Triseult
3/23/2013
If you like SF stories that project far, far into the distant future, then Star Maker will leave you breathless. I don't think there's a single book in existence that can dwarf the scope and grandeur of this one. How can you write something bigger than the ultimate destiny of all the Universes in existence?
If Star Maker had been published in 2013, it would be a marvel of scope and imagination. But for a book published in 1937, its inventiveness is mind-boggling. I'm left with the same sense of awe I felt when I first read The Lord of the Rings, and realized that it was the progenitor and unrivaled superior to all the sword and sorcery novels I read as a kid.
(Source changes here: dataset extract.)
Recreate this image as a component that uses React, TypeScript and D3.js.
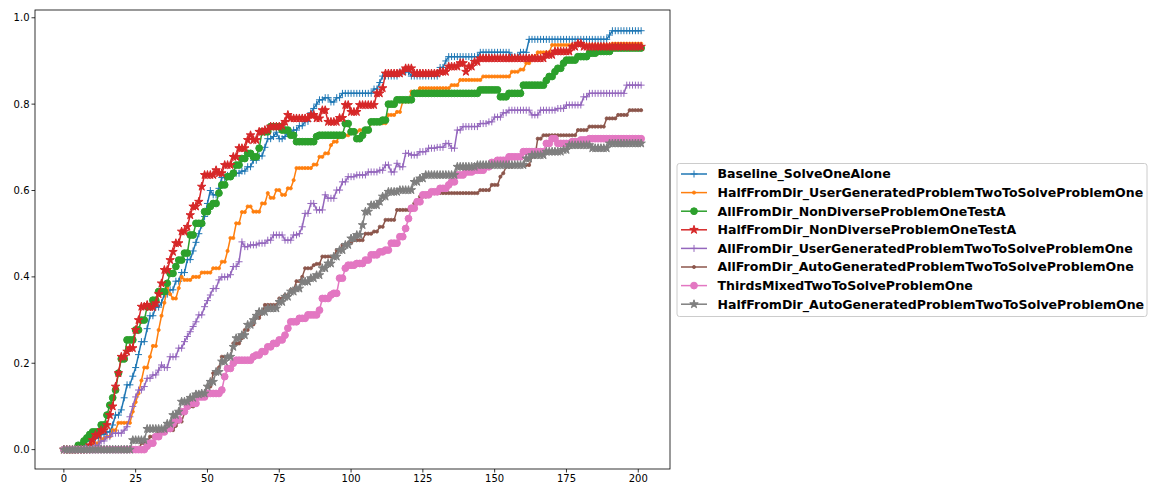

You can see in Star Maker so many of the seeds that would grow in other SF authors' minds, from Arthur C. Clarke to Stephen Baxter, and even Iain M. Bank's Culture series. There's a cornucopia of fantastic SF ideas here; from hive minds to planet ships, and even the very first appearance of the Dyson sphere.
That's not to say that Star Maker will feel familiar to SF readers. The book is quite unique in the history of SF for its tone, message, and overall purpose. There is only the fleeting concept of a protagonist, and although the story moves forward in time towards a final resolution, it doesn't carry the tension of a dramatic arc. Instead, Star Maker is a chronicle of the future of the Galaxy, the Universe, and beyond.
At its heart, Mr. Stapledon's book reads half like a chronicle of the future, half as a philosophical treatise on the meaning of existence and the yearning for lucidity and understanding. As a philosophical work, it stands on its own as well; it's fascinating to read about Star Maker's future civilizations, and their struggle between the impulse for conflict and the search for truth and unity. Star Maker eventually takes a turn for the religious, but it does so with enough of a sense of allegory and myth that it doesn't lose its philosophical potency. Still, it bears mentioning that at its core, Star Maker is a religious book. I'm pleased that Stapledon decided to articulate his religious musings in scientific terms, too; that's a conjunction we rarely ever see these days.
There are, obviously, some elements that date this novel. Some of the science is wrong based on our modern understanding of the Universe, but there is enough of a sense of rigor according to the theories of the time that it's easy to overlook. A lot of the ways Stapledon articulates his religious concepts are transparently Christian, but there is also some acknowledgement of East Asian philosophy, long before it became in vogue in the West, so it's easy again to overlook. If there's one thing I deplore with the novel, and it's a minor thing, really, is that the overall narrative is extremely masculine. Yes, the point of view is of entire species, but there is very little discussion of gender except in the context of reproduction. It's not a huge thing by any means, but there's definitely a sense of a very masculine book and narrative. It doesn't help that all alien species are designated as "Men". But then, it bears repeating: 1937.
If you want to ponder the distant future of our Universe, this is the book to pick up. You won't get a SF story with a dramatic arc and epic space battles, but what you'll get is a rich, challenging philosophical treatise on the meaning of life, and how our own individual struggles connect us to the moral arc of the Universe. It's pretty well-written, too.